Chief of the Siksika Nation (1938–2020)

Roy Little Chief (August 26, 1938 – June 11, 2020) was a Canadian Siksika elder and former Chief of the Siksika Nation from 1981 to 1983. He was a longtime activist for the rights of First Nations and indigenous people in Canada.

==Biography==
Roy Little Chief was born in the Blackfoot Hospital on the Siksika Nation of southern Alberta on August 26, 1938. His maternal grandfather, Eagle Rib, another former Siksika Nation Chief, had signed Treaty 7 in 1877. Little Chief attended residential schools at Crowfoot-Blackfoot and Erminskin-Hobbema, as well as St. Thomas College in North Battleford, Saskatchewan.

He began working with the Indian Association of Alberta in the late 1960s. Roy Little Chief publicly opposed the 1969 White Paper, proposed by Canadian Prime Minister Pierre Trudeau, which proposed, among other things, eliminating of separate legal status for First Nations in Canada.
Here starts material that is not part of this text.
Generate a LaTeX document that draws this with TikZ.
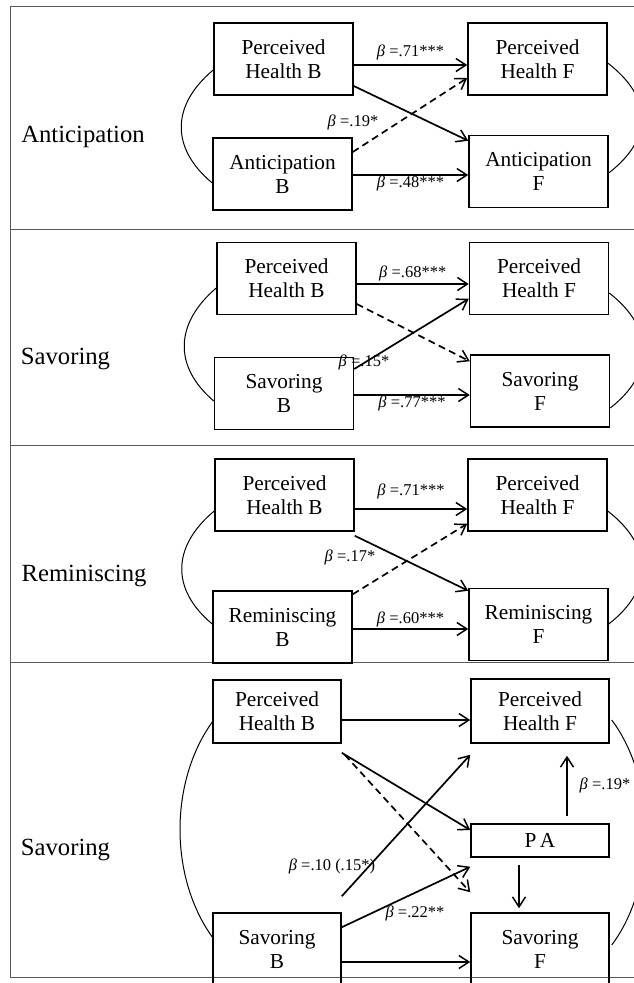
\documentclass[tikz,border=0pt]{standalone}
\usepackage{fontspec}
\setmainfont{Liberation Serif}
\usetikzlibrary{arrows.meta}

\newcommand{\boxfont}{\fontsize{21.3}{24}\selectfont}
\newcommand{\panelfont}{\fontsize{24.7}{28}\selectfont}
\newcommand{\coeffont}{\fontsize{16.5}{19}\selectfont}
\newcommand{\bt}[1]{{\itshape β} =#1}

\begin{document}
\begin{tikzpicture}[x=1pt, y=-1pt,
    var/.style={draw, line width=1.5pt, minimum width=139pt, minimum height=72pt, inner sep=0pt, align=center, font=\boxfont},
    eff/.style={line width=1.7pt, -{Straight Barb[length=10pt, width=13pt, line width=1.5pt]}},
    ns/.style={dash pattern=on 7pt off 4.5pt},
    coef/.style={font=\coeffont, inner sep=1pt},
    panel/.style={font=\panelfont},
    cov/.style={line width=1pt},
    frame/.style={line width=1pt, black!65}]
    \useasboundingbox (0,0) rectangle (634,983);
    \clip (0,0) rectangle (634,983);

    \draw[frame] (640,6) -- (10,6) -- (10,977) -- (640,977);
    \draw[frame] (10,229) -- (640,229);
    \draw[frame] (10,445) -- (640,445);
    \draw[frame] (10,662) -- (640,662);

    % Anticipation
    \node[panel] (lblA) at (83,137) {Anticipation};
    \node[var] (phbA) at (283.5,59) {Perceived\\Health B};
    \node[var] (phfA) at (537.5,59) {Perceived\\Health F};
    \node[var] (abA) at (282.5,174) {Anticipation\\B};
    \node[var] (afA) at (538.5,171.5) {Anticipation\\F};

    \draw[eff] ([yshift=-6pt]phbA.east) -- node[coef, above=3pt] {\bt{.71***}} ([yshift=-6pt]phfA.west);
    \draw[eff] ([yshift=-27pt]phbA.east) -- ([yshift=-6pt]afA.north west);
    \draw[eff, ns] ([yshift=22pt]abA.east) -- ([yshift=-19pt]phfA.west);
    \draw[eff] ([yshift=-1pt]abA.east) -- node[coef, below, inner sep=0pt] {\bt{.48***}} ([yshift=-3.5pt]afA.west);
    \node[coef] (cA) at (353,122) {\bt{.19*}};

    \draw[cov] ([yshift=-11pt]phbA.west) .. controls +(-42,35) and +(-42,-35) .. ([yshift=-9pt]abA.west);
    \draw[cov] ([yshift=-4pt]phfA.east) .. controls +(45,35) and +(45,-35) .. ([yshift=-1.5pt]afA.east);

    % Savoring
    \node[panel] (lblS) at (65.5,359) {Savoring};
    \node[var] (phbS) at (286.5,278.5) {Perceived\\Health B};
    \node[var] (phfS) at (539,278.5) {Perceived\\Health F};
    \node[var] (sbS) at (284,393.5) {Savoring\\B};
    \node[var] (sfS) at (540,391) {Savoring\\F};

    \draw[eff] ([yshift=-5.5pt]phbS.east) -- node[coef, above=1pt] {\bt{.68***}} ([yshift=-5.5pt]phfS.west);
    \draw[eff, ns] ([yshift=-25.5pt]phbS.east) -- ([yshift=-7pt]sfS.north west);
    \draw[eff] ([yshift=24.5pt]sbS.east) -- ([yshift=16.5pt]phfS.south west);
    \draw[eff] ([yshift=-1.5pt]sbS.east) -- node[coef, below, inner sep=0pt] {\bt{.77***}} ([yshift=-4pt]sfS.west);
    \node[coef] (cS) at (364,362) {\bt{.15*}};

    \draw[cov] ([yshift=-9.5pt]phbS.west) .. controls +(-41,35) and +(-41,-35) .. ([yshift=-7.5pt]sbS.west);
    \draw[cov] ([yshift=-14.5pt]phfS.east) .. controls +(45,35) and +(45,-35) .. ([yshift=-17pt]sfS.east);

    % Reminiscing
    \node[panel] (lblR) at (84,576) {Reminiscing};
    \node[var] (phbR) at (284.5,495) {Perceived\\Health B};
    \node[var] (phfR) at (537.5,495) {Perceived\\Health F};
    \node[var] (rbR) at (282.5,627) {Reminiscing\\B};
    \node[var] (rfR) at (538.5,624.5) {Reminiscing\\F};

    \draw[eff] ([yshift=-14pt]phbR.east) -- node[coef, above=8pt] {\bt{.71***}} ([yshift=-14pt]phfR.west);
    \draw[eff] ([yshift=-4pt]phbR.south east) -- ([yshift=-3pt]rfR.north west);
    \draw[eff, ns] ([yshift=-4pt]rbR.north east) -- ([yshift=8pt]phfR.south west);
    \draw[eff] ([yshift=-2pt]rbR.east) -- node[coef, above] {\bt{.60***}} ([yshift=-4.5pt]rfR.west);
    \node[coef] (cR) at (350,557) {\bt{.17*}};

    \draw[cov] ([yshift=-16pt]phbR.west) .. controls +(-42,35) and +(-42,-35) .. ([yshift=3pt]rbR.west);
    \draw[cov] ([yshift=-16pt]phfR.east) .. controls +(45,35) and +(45,-35) .. ([yshift=0.5pt]rfR.east);

    % Savoring with PA
    \node[panel] (lblV) at (65.5,850) {Savoring};
    \node[var, minimum width=128pt, minimum height=63pt] (phbV) at (277,711.5) {Perceived\\Health B};
    \node[var, minimum width=138pt, minimum height=64pt] (phfV) at (540,711) {Perceived\\Health F};
    \node[var, minimum width=138pt, minimum height=33pt] (paV) at (540,840.5) {P\,A};
    \node[var, minimum width=128pt] (sbV) at (277,949) {Savoring\\B};
    \node[var, minimum width=138pt] (sfV) at (540,949) {Savoring\\F};

    \draw[eff] ([yshift=-8.5pt]phbV.east) -- ([yshift=-9pt]phfV.west);
    \draw[eff] ([yshift=-9pt]phbV.south east) -- ([yshift=10.5pt]paV.west);
    \draw[eff, ns] ([xshift=3pt,yshift=-11pt]phbV.south east) -- ([yshift=20pt]sfV.north west);
    \draw[eff] ([yshift=16pt]sbV.north east) -- ([yshift=-11pt]phfV.south west);
    \draw[eff] ([yshift=-15pt]sbV.north east) -- ([yshift=-9pt]paV.south west);
    \draw[eff] ([yshift=-13pt]sbV.east) -- ([yshift=-13pt]sfV.west);
    \draw[eff] ([xshift=27pt,yshift=7pt]paV.north) -- ([xshift=27pt,yshift=-12pt]phfV.south);
    \draw[eff] ([xshift=-21pt,yshift=-7pt]paV.south) -- ([xshift=-21pt,yshift=4pt]sfV.north);
    \node[coef] (cV1) at (332,866) {\bt{.10 (.15*)}};
    \node[coef] (cV2) at (415,913) {\bt{.22**}};
    \node[coef] (cV3) at (605,785) {\bt{.19*}};

    \draw[cov] ([yshift=-10.5pt]phbV.west) .. controls +(-43,60) and +(-43,-60) .. ([yshift=12pt]sbV.west);
    \draw[cov] ([xshift=2pt,yshift=-9pt]phfV.east) .. controls +(45,60) and +(45,-60) .. ([xshift=2pt,yshift=4pt]sfV.east);
\end{tikzpicture}
\end{document}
The White Paper was withdrawn in 1970 due to widespread opposition from First Nations leaders and activists, including Little Chief. During the 1970s, Little Chief traveled to Ottawa to lobby against the abolition of the Siksika Nation's police department. However, he lost this fight and control of Siksika Nation's policing was transferred to the Royal Canadian Mounted Police (RCMP).

Little Chief served on several boards and committees during his career, including the first Calgary Aboriginal Urban Affairs Committee, the National Anti Poverty Organization, and the Calgary Urban Treaty Alliance, which he also co-founded. Notably, he was a member of the National Residential School Survivors Society, which successfully lobbied for reparations for the survivors of the Canadian Indian residential school system and the creation of the Truth and Reconciliation Commission of Canada.

Little Chief was also involved in Siksika Nation politics. He was first elected to the Siksika Nation Council in a special by-election. He was then elected Chief of the Siksika Nation from 1981 to 1983. He later served as the chair of the Siksika police commission.

Additionally, Little Chief was a founding member of the Blackfoot A1 Drum Group, which performed at powwows and other cultural events throughout Canada and the United States.

In 2002, Roy Little Chief was awarded the Queen Elizabeth II Golden Jubilee Medal for his activism on behalf of Canadian First Nations.

Roy Little Chief died at Peter Lougheed Centre hospital in Calgary, Alberta, on June 11, 2020, at the age of 81, following months of declining health. He was survived by his wife, Linda Little Chief (Cheechoo), their six children, several grandchildren, and one great-grandchild. His memorial service was held at the Gordon Yellow Fly Memorial Arbour on the Siksika Nation.